Gallardo acknowledged the rise in Western European franchising.
“Market demands require recognized brands and, above all, operational know-how that is not always found in independent hoteliers. As a result, small chains and independent hotels that need a high investment in their digital transformation and their commitment to sustainability will be forced to seek large international partners or, as we have done at Alianza Hotelera, combine their assets and management systems to face such challenges.”
Gallardo said Spain remains attractive to investors, but hotel firms and brands need to define and tweak their front-of-house and back-of-house operations.
As an example, he cited a product his company launched in September, testing and implementing artificial intelligence use through workshops for specific departments of hotel brands.
Also, “from the perspective of sustainability, we have managed to reduce the environmental impact of one-fifth of our hotels through an energy-savings project with a carbon footprint reduction of up to 40% in some cases,” he said.
As for the arrival of more international brands putting pressure on small, family companies to cede management or ownership, “it is a trend that is being seen all over the world,” Gallardo said. “Family offices are looking for partners to help them manage their hotel assets in a professional and profitable way.”
Moving Beyond The Big Three
Amid all this excitement, hotel markets outside of Madrid, Barcelona and the Costa del Sol are performing much better. Ivanovic pointed to secondary markets such as Valencia, Sevilla, Cádiz and the isle of Menorca.
“There has been a rise in international operators interested in these markets, as long as these investors can see a growth story and an infrastructure story,” she said.
Even in the established markets where leisure tourism has been a major economic factor since the late 1960s, Ivanovic said there remain opportunities.
“The Costa del Sol is the prime resort market in Spain. It has 35,000 rooms across all categories, but only 1,500 rooms, or less than 5%, transacted there from 2020 to today. Much more can be done, particularly in reform sorts,” she said.
Domestic demand from travelers has shifted, she said, from Spanish destinations perceived as too expansive, such as Ibiza and Mallorca.
She said interest from private equity investors has also shifted to urban hotels, rather than beach resorts.
According to data from CoStar, performance metrics in Spain lag those of the other Mediterranean powerhouse, Italy.
Spain hotel average daily rate in June and July came in at €156.24 and €168.64, respectively, while in Italy for the same months, ADR was €271.84 and €263.89 over the same two months.
Ivanovic said Italy has made a momentous success of its marketing and has a well-established and strong reputation among U.S. travelers.
“Italy can charge high for outdated rooms, which you cannot do in Spain, [which is] traditionally a mass market for Brits and Germans. Spain is in its very early days of that shift. Up until last year, there were almost no hotels in Spain that were [charging] more than €1,000 [a night],” she said. “That situation has changed with the opening of several ultra-luxury hotels, although that trend us still at the inception of its growth.”
ADR in Spain is “significantly above 2019 levels, though,” Ivanovic said.

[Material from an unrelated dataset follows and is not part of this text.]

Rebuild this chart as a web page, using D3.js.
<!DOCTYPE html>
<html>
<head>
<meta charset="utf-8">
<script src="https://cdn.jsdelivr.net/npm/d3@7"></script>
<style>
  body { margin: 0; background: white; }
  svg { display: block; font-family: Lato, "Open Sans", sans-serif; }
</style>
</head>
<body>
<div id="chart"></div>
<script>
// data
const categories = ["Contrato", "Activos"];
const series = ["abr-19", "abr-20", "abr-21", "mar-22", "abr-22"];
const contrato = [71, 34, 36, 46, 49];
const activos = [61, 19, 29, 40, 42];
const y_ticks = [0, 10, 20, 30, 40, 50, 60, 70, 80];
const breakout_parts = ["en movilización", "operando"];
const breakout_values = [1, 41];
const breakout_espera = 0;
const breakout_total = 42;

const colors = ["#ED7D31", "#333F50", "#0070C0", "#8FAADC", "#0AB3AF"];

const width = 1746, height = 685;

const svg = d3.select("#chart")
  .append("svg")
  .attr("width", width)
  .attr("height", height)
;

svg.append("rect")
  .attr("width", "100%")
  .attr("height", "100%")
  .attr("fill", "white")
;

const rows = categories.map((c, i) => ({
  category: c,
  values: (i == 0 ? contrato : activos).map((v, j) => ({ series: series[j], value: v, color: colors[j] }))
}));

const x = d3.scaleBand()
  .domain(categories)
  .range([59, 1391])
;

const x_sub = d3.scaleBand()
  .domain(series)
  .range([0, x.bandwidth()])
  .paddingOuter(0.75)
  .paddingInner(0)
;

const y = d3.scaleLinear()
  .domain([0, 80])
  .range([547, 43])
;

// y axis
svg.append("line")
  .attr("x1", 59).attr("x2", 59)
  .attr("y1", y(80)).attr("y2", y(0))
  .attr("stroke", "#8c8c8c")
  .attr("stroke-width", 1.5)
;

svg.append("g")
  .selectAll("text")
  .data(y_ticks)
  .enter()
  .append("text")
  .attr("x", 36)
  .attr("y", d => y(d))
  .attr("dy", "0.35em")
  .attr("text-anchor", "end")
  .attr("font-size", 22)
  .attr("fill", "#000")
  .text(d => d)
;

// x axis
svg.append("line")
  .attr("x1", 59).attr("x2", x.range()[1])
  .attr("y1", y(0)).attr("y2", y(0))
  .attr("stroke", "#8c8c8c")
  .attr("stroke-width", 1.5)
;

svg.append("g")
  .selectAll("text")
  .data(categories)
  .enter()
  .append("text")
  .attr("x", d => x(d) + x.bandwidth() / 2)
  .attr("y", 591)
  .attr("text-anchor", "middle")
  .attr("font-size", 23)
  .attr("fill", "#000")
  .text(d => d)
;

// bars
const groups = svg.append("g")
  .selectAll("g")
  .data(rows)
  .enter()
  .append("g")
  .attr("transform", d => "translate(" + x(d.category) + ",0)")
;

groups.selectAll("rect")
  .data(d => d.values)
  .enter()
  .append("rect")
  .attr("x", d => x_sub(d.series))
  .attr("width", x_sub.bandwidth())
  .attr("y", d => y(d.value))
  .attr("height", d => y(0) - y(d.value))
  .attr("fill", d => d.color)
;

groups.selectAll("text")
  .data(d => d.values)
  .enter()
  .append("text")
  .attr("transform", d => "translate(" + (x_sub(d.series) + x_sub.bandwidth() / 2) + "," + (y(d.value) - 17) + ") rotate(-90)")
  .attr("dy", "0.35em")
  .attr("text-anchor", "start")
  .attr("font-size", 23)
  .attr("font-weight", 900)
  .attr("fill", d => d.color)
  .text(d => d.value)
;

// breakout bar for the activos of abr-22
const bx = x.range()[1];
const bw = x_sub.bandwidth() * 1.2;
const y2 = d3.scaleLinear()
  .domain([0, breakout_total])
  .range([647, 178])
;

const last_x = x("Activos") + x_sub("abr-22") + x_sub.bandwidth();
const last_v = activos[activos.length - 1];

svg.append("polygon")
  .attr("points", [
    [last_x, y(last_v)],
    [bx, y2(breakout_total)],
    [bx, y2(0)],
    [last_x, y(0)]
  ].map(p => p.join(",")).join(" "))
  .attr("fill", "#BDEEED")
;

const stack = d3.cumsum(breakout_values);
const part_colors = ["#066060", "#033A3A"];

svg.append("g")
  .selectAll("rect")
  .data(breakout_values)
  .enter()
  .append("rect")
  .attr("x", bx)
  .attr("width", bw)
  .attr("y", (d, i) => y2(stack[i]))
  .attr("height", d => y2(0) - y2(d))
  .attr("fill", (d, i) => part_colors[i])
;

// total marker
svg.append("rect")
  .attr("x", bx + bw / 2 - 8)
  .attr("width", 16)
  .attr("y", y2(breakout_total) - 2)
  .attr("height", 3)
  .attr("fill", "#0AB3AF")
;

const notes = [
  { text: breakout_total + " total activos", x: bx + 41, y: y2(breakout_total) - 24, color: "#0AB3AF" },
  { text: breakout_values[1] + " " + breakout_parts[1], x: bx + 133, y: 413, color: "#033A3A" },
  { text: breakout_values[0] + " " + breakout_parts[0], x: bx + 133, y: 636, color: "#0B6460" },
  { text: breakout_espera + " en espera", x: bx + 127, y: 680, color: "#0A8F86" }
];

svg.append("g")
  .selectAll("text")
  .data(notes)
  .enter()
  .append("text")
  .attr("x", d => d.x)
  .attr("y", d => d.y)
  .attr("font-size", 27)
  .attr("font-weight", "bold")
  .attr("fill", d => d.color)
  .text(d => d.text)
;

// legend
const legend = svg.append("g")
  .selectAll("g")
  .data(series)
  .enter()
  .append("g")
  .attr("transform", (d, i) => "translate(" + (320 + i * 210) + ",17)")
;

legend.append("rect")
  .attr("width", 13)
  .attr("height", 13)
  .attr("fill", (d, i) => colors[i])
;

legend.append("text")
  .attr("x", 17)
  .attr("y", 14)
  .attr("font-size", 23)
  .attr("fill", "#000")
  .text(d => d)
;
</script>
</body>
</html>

“Hotels continue to show resilience, as does leisure demand, and there has been a successful effort to make sure the country’s business fundamentals are strong or stronger. Hotel owners are not as leveraged as they once were,” Ivanovic said. “The continuation of excellent trading performance has been wonderfully surprising. This summer [so far] was a record summer, and where many thought, well, we’ll see a dip, the reality is that this has not happened, as it has happened in most of Europe.”
Gallardo said business and group travel demand is also showing signs of life in Spain.
“It will recover soon, [and we can] point to a considerable increase in medium and extended stays and in the flow of remote workers that we did not see before. In fact, Spain is becoming a high-end destination for remote workers,” he said.